Charts and diagrams as code:
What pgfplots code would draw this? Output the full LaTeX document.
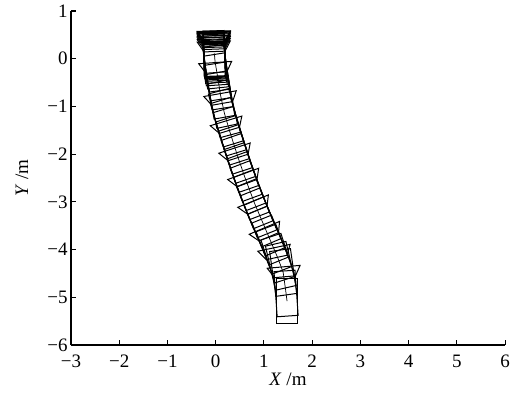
\documentclass[border=0pt]{standalone}
\usepackage{pgfplots}
\usepackage{pgfplotstable}
\pgfplotsset{compat=1.18}
\usepackage{fontspec}
\setmainfont{Liberation Serif}
\pgfdeclareplotmark{veh}{%
  \pgfpathrectangle{\pgfpoint{-10.5bp}{-22.6bp}}{\pgfpoint{21bp}{45.2bp}}%
  \pgfusepathqstroke}
\pgfdeclareplotmark{tri}{%
  \pgfpathmoveto{\pgfpoint{-17bp}{0bp}}%
  \pgfpathlineto{\pgfpoint{16bp}{0bp}}%
  \pgfpathlineto{\pgfpoint{10.5bp}{-10bp}}%
  \pgfpathlineto{\pgfpoint{-10.5bp}{-10bp}}%
  \pgfpathclose
  \pgfusepathqstroke}
\pgfplotstableread{
x y a
-0.03 0.11 2
-0.03 0.10 2
-0.03 0.09 2
-0.03 0.08 2
-0.025 0.06 2
-0.02 0.04 3
-0.02 0.01 3
-0.015 -0.03 3
-0.01 -0.08 4
0.00 -0.14 6
0.01 -0.20 8
0.04 -0.38 9
0.07 -0.57 9
0.10 -0.76 10
0.14 -0.95 12
0.18 -1.14 15
0.235 -1.33 17
0.29 -1.52 17
0.35 -1.71 18
0.41 -1.90 18
0.47 -2.09 19
0.535 -2.28 19
0.60 -2.47 20
0.67 -2.66 21
0.74 -2.85 21
0.81 -3.04 22
0.89 -3.23 22
0.97 -3.42 23
1.05 -3.61 23
1.13 -3.80 22
1.21 -3.99 21
1.29 -4.18 18
1.35 -4.34 13
1.40 -4.48 8
1.46 -4.92 4
1.48 -5.08 0
}\poses
\pgfplotstableread{
x y a
-0.03 0.58 1
-0.03 0.57 1
-0.03 0.56 1
-0.03 0.55 1
-0.03 0.53 1
-0.03 0.51 2
-0.03 0.48 2
-0.03 0.45 2
-0.03 0.41 2
-0.03 0.36 2
0.00 -0.08 4
0.10 -0.73 10
0.225 -1.30 17
0.40 -1.87 18
0.58 -2.41 20
0.785 -2.98 22
1.02 -3.54 23
1.22 -3.96 12
1.42 -4.36 5
}\tris
\begin{document}
\begin{tikzpicture}[font=\fontsize{19bp}{22bp}\selectfont]
\begin{axis}[
  x=48.2bp, y=47.7bp,
  xmin=-3, xmax=6, ymin=-6, ymax=1,
  axis lines*=left,
  axis line style={line width=1.1bp},
  tick align=inside,
  major tick length=5bp,
  tick style={line width=1bp, black},
  xtick={-3,...,6},
  xticklabels={−3,−2,−1,0,1,2,3,4,5,6},
  ytick={-6,...,1},
  yticklabels={−6,−5,−4,−3,−2,−1,0,1},
  tick label style={font=\fontsize{19bp}{22bp}\selectfont},
  label style={font=\fontsize{19bp}{22bp}\selectfont},
  xticklabel style={inner xsep=0bp, yshift=-6bp},
  yticklabel style={inner ysep=0bp},
  every axis x label/.style={at={(axis description cs:0.5,-0.1198)}, anchor=base},
  every axis y label/.style={at={(axis description cs:-0.0991,0.5)}, rotate=90, anchor=base},
  xlabel={\textit{X} /m},
  ylabel={\textit{Y} /m},
  clip=false,
]
\addplot[black, line width=0.7bp] table[x=x,y=y] {\poses};
\addplot[scatter, only marks, mark=veh, point meta=y,
  mark options={line width=1bp, solid},
  scatter/use mapped color={draw=black, fill=none},
  visualization depends on={\thisrow{a}\as\ang},
  scatter/@pre marker code/.append style={/tikz/rotate=\ang}]
  table[x=x,y=y] {\poses};
\addplot[scatter, only marks, mark=tri, point meta=y,
  mark options={line width=1bp, solid},
  scatter/use mapped color={draw=black, fill=none},
  visualization depends on={\thisrow{a}\as\ang},
  scatter/@pre marker code/.append style={/tikz/rotate=\ang}]
  table[x=x,y=y] {\tris};
\coordinate (SW) at (rel axis cs:0,0);
\coordinate (NE) at (rel axis cs:1,1);
\end{axis}
\path ([shift={(-71bp,-51bp)}]SW) ([shift={(8bp,11bp)}]NE);
\end{tikzpicture}
\end{document}
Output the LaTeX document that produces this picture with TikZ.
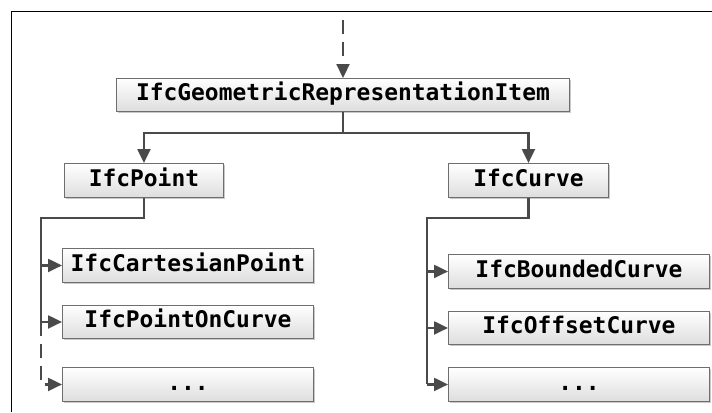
\documentclass[tikz,border=0pt]{standalone}
\usepackage{fontspec}
\setmonofont{DejaVu Sans Mono}
\usetikzlibrary{arrows.meta,shadows,positioning}
\definecolor{lncol}{HTML}{4A4A4A}
\definecolor{bxcol}{HTML}{6E6E6E}
\begin{document}
\begin{tikzpicture}[x=1bp,y=-1bp,
  cls/.style={draw=bxcol, line width=0.9bp, top color=white, bottom color=black!13,
    drop shadow={shadow xshift=1.6bp, shadow yshift=-1.6bp, fill=black!35, opacity=0.6},
    font=\ttfamily\bfseries\fontsize{23}{24}\selectfont, inner sep=0pt,
    text height=16bp, text depth=4bp, anchor=north west},
  conn/.style={draw=lncol, line width=2.2bp},
  arr/.style={conn, -{Triangle[length=14bp,width=13bp]}},
  dsh/.style={dash pattern=on 14bp off 8bp}]
\useasboundingbox (0,0) rectangle (712,412);
\fill[white] (0,0) rectangle (712,412);
\draw[line width=1bp] (712,11) -- (11,11) -- (11,412);

% nodes
\node[cls, minimum width=453bp, minimum height=33bp] (root) at (116,78) {IfcGeometricRepresentationItem};
\node[cls, minimum width=159bp, minimum height=34bp] (pt) at (64,163) {IfcPoint};
\node[cls, minimum width=160bp, minimum height=34bp] (cv) at (448,163) {IfcCurve};
\node[cls, minimum width=251bp, minimum height=34bp] (cp) at (62,248) {IfcCartesianPoint};
\node[cls, minimum width=251bp, minimum height=33bp] (poc) at (62,305) {IfcPointOnCurve};
\node[cls, minimum width=251bp, minimum height=34bp] (ld) at (62,367) {...};
\node[cls, minimum width=261bp, minimum height=34bp] (bc) at (448,254) {IfcBoundedCurve};
\node[cls, minimum width=261bp, minimum height=33bp] (oc) at (448,311) {IfcOffsetCurve};
\node[cls, minimum width=261bp, minimum height=34bp] (rd) at (448,367) {...};

% coordinates
\coordinate (top) at (343,20);
\coordinate (hbar) at (343,133);
\coordinate (lb) at (41,218);
\coordinate (rb) at (427,218);

% connectors
\draw[arr, dsh] (top) -- (root.north -| top);
\draw[conn] (root.south -| hbar) -- (hbar);
\draw[arr] (hbar) -| (pt.north);
\draw[arr] (hbar) -| (cv.north);

\draw[conn] (pt.south) |- (lb) -- (lb |- poc.west);
\draw[arr] (lb |- cp.west) -- (cp.west);
\draw[arr] (lb |- poc.west) -- (poc.west);
\draw[arr, dsh] (lb |- poc.west) -- (lb |- ld.west) -- (ld.west);

\draw[conn] (cv.south) |- (rb) -- (rb |- rd.west);
\draw[arr] (rb |- bc.west) -- (bc.west);
\draw[arr] (rb |- oc.west) -- (oc.west);
\draw[arr] (rb |- rd.west) -- (rd.west);
\end{tikzpicture}
\end{document}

## PROBLEM DESCRIPTION
Reproduce the listing word for word and omit its pictures.

## EXPECTED ANSWER
What pgfplots code would draw this? Output the full LaTeX document.
\documentclass[border=0pt]{standalone}
\usepackage{pgfplots}
\usepackage{pgfplotstable}
\pgfplotsset{compat=1.18}
\usepackage{fontspec}
\setmainfont{Liberation Serif}
\pgfdeclareplotmark{veh}{%
  \pgfpathrectangle{\pgfpoint{-10.5bp}{-22.6bp}}{\pgfpoint{21bp}{45.2bp}}%
  \pgfusepathqstroke}
\pgfdeclareplotmark{tri}{%
  \pgfpathmoveto{\pgfpoint{-17bp}{0bp}}%
  \pgfpathlineto{\pgfpoint{16bp}{0bp}}%
  \pgfpathlineto{\pgfpoint{10.5bp}{-10bp}}%
  \pgfpathlineto{\pgfpoint{-10.5bp}{-10bp}}%
  \pgfpathclose
  \pgfusepathqstroke}
\pgfplotstableread{
x y a
-0.03 0.11 2
-0.03 0.10 2
-0.03 0.09 2
-0.03 0.08 2
-0.025 0.06 2
-0.02 0.04 3
-0.02 0.01 3
-0.015 -0.03 3
-0.01 -0.08 4
0.00 -0.14 6
0.01 -0.20 8
0.04 -0.38 9
0.07 -0.57 9
0.10 -0.76 10
0.14 -0.95 12
0.18 -1.14 15
0.235 -1.33 17
0.29 -1.52 17
0.35 -1.71 18
0.41 -1.90 18
0.47 -2.09 19
0.535 -2.28 19
0.60 -2.47 20
0.67 -2.66 21
0.74 -2.85 21
0.81 -3.04 22
0.89 -3.23 22
0.97 -3.42 23
1.05 -3.61 23
1.13 -3.80 22
1.21 -3.99 21
1.29 -4.18 18
1.35 -4.34 13
1.40 -4.48 8
1.46 -4.92 4
1.48 -5.08 0
}\poses
\pgfplotstableread{
x y a
-0.03 0.58 1
-0.03 0.57 1
-0.03 0.56 1
-0.03 0.55 1
-0.03 0.53 1
-0.03 0.51 2
-0.03 0.48 2
-0.03 0.45 2
-0.03 0.41 2
-0.03 0.36 2
0.00 -0.08 4
0.10 -0.73 10
0.225 -1.30 17
0.40 -1.87 18
0.58 -2.41 20
0.785 -2.98 22
1.02 -3.54 23
1.22 -3.96 12
1.42 -4.36 5
}\tris
\begin{document}
\begin{tikzpicture}[font=\fontsize{19bp}{22bp}\selectfont]
\begin{axis}[
  x=48.2bp, y=47.7bp,
  xmin=-3, xmax=6, ymin=-6, ymax=1,
  axis lines*=left,
  axis line style={line width=1.1bp},
  tick align=inside,
  major tick length=5bp,
  tick style={line width=1bp, black},
  xtick={-3,...,6},
  xticklabels={−3,−2,−1,0,1,2,3,4,5,6},
  ytick={-6,...,1},
  yticklabels={−6,−5,−4,−3,−2,−1,0,1},
  tick label style={font=\fontsize{19bp}{22bp}\selectfont},
  label style={font=\fontsize{19bp}{22bp}\selectfont},
  xticklabel style={inner xsep=0bp, yshift=-6bp},
  yticklabel style={inner ysep=0bp},
  every axis x label/.style={at={(axis description cs:0.5,-0.1198)}, anchor=base},
  every axis y label/.style={at={(axis description cs:-0.0991,0.5)}, rotate=90, anchor=base},
  xlabel={\textit{X} /m},
  ylabel={\textit{Y} /m},
  clip=false,
]
\addplot[black, line width=0.7bp] table[x=x,y=y] {\poses};
\addplot[scatter, only marks, mark=veh, point meta=y,
  mark options={line width=1bp, solid},
  scatter/use mapped color={draw=black, fill=none},
  visualization depends on={\thisrow{a}\as\ang},
  scatter/@pre marker code/.append style={/tikz/rotate=\ang}]
  table[x=x,y=y] {\poses};
\addplot[scatter, only marks, mark=tri, point meta=y,
  mark options={line width=1bp, solid},
  scatter/use mapped color={draw=black, fill=none},
  visualization depends on={\thisrow{a}\as\ang},
  scatter/@pre marker code/.append style={/tikz/rotate=\ang}]
  table[x=x,y=y] {\tris};
\coordinate (SW) at (rel axis cs:0,0);
\coordinate (NE) at (rel axis cs:1,1);
\end{axis}
\path ([shift={(-71bp,-51bp)}]SW) ([shift={(8bp,11bp)}]NE);
\end{tikzpicture}
\end{document}
Output the LaTeX document that produces this picture with TikZ.
\documentclass[tikz,border=0pt]{standalone}
\usepackage{fontspec}
\setmonofont{DejaVu Sans Mono}
\usetikzlibrary{arrows.meta,shadows,positioning}
\definecolor{lncol}{HTML}{4A4A4A}
\definecolor{bxcol}{HTML}{6E6E6E}
\begin{document}
\begin{tikzpicture}[x=1bp,y=-1bp,
  cls/.style={draw=bxcol, line width=0.9bp, top color=white, bottom color=black!13,
    drop shadow={shadow xshift=1.6bp, shadow yshift=-1.6bp, fill=black!35, opacity=0.6},
    font=\ttfamily\bfseries\fontsize{23}{24}\selectfont, inner sep=0pt,
    text height=16bp, text depth=4bp, anchor=north west},
  conn/.style={draw=lncol, line width=2.2bp},
  arr/.style={conn, -{Triangle[length=14bp,width=13bp]}},
  dsh/.style={dash pattern=on 14bp off 8bp}]
\useasboundingbox (0,0) rectangle (712,412);
\fill[white] (0,0) rectangle (712,412);
\draw[line width=1bp] (712,11) -- (11,11) -- (11,412);

% nodes
\node[cls, minimum width=453bp, minimum height=33bp] (root) at (116,78) {IfcGeometricRepresentationItem};
\node[cls, minimum width=159bp, minimum height=34bp] (pt) at (64,163) {IfcPoint};
\node[cls, minimum width=160bp, minimum height=34bp] (cv) at (448,163) {IfcCurve};
\node[cls, minimum width=251bp, minimum height=34bp] (cp) at (62,248) {IfcCartesianPoint};
\node[cls, minimum width=251bp, minimum height=33bp] (poc) at (62,305) {IfcPointOnCurve};
\node[cls, minimum width=251bp, minimum height=34bp] (ld) at (62,367) {...};
\node[cls, minimum width=261bp, minimum height=34bp] (bc) at (448,254) {IfcBoundedCurve};
\node[cls, minimum width=261bp, minimum height=33bp] (oc) at (448,311) {IfcOffsetCurve};
\node[cls, minimum width=261bp, minimum height=34bp] (rd) at (448,367) {...};

% coordinates
\coordinate (top) at (343,20);
\coordinate (hbar) at (343,133);
\coordinate (lb) at (41,218);
\coordinate (rb) at (427,218);

% connectors
\draw[arr, dsh] (top) -- (root.north -| top);
\draw[conn] (root.south -| hbar) -- (hbar);
\draw[arr] (hbar) -| (pt.north);
\draw[arr] (hbar) -| (cv.north);

\draw[conn] (pt.south) |- (lb) -- (lb |- poc.west);
\draw[arr] (lb |- cp.west) -- (cp.west);
\draw[arr] (lb |- poc.west) -- (poc.west);
\draw[arr, dsh] (lb |- poc.west) -- (lb |- ld.west) -- (ld.west);

\draw[conn] (cv.south) |- (rb) -- (rb |- rd.west);
\draw[arr] (rb |- bc.west) -- (bc.west);
\draw[arr] (rb |- oc.west) -- (oc.west);
\draw[arr] (rb |- rd.west) -- (rd.west);
\end{tikzpicture}
\end{document}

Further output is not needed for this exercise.